A list of firms that have passed UKHSA’s desk-based review is available on GOV.UK; but there is no precise performance data. And, absent any such process, no information how these products stood up to a full laboratory examination.

This story was exclusively reported by PublicTechnology sister publication Civil Service World, which spoke to a range of experts who voiced their concerns about the potential implications for public health of the lack of testing and public data – with free mass testing to cease at the end of next month.

Deepti Gurdasani, a clinical epidemiologist and statistical geneticist at Queen Mary University of London, said it is “unacceptable that validation and vetting of quality standards is not a requirement for something as important as testing for Covid-19 – where errors can cost lives”.

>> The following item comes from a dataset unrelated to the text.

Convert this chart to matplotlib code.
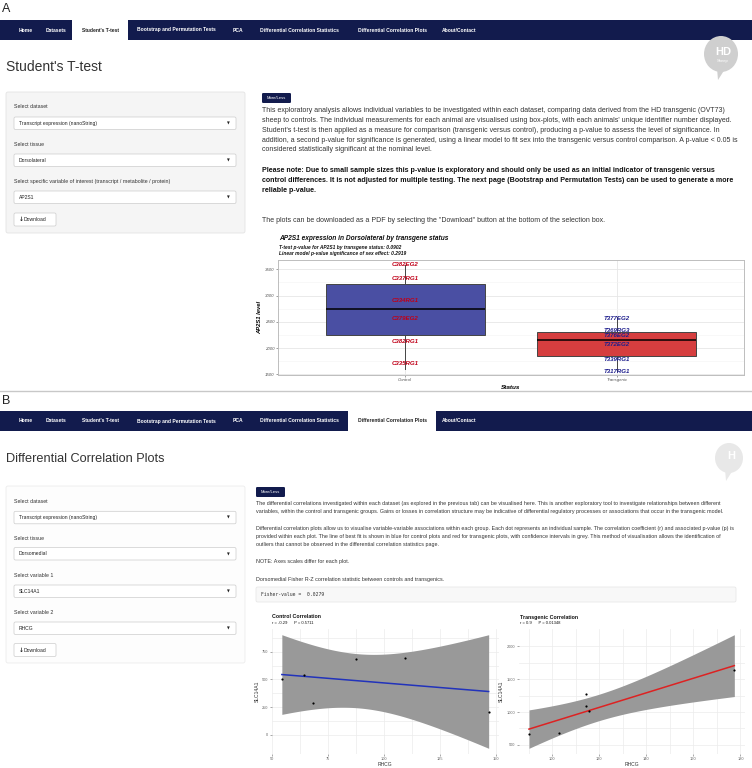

Prof Sheila Bird, a programme leader at the MRC Biostatistics Unit at the University of Cambridge, says the public “has a right to expect” data on tests’ performance that they can use to decide which to buy.

“It is extremely important that those data are not hidden away from the citizen,” she said. “There is a need now – or certainly prior to April – for all such evaluation data to be put into the public domain so that the public, when they are allowed to choose which seven-pack [of LFTs] to buy, have a basis for making the choice.”

A spokesperson UKHSA said: “Testing will continue to be an important tool in managing Covid-19 and there are comprehensive regulations in place to ensure that the public can have full confidence in the tests they buy. The Coronavirus Test Devices Approval process is one of the most rigorous in the world and ensures that tests on the market in the UK meet strict quality standards.”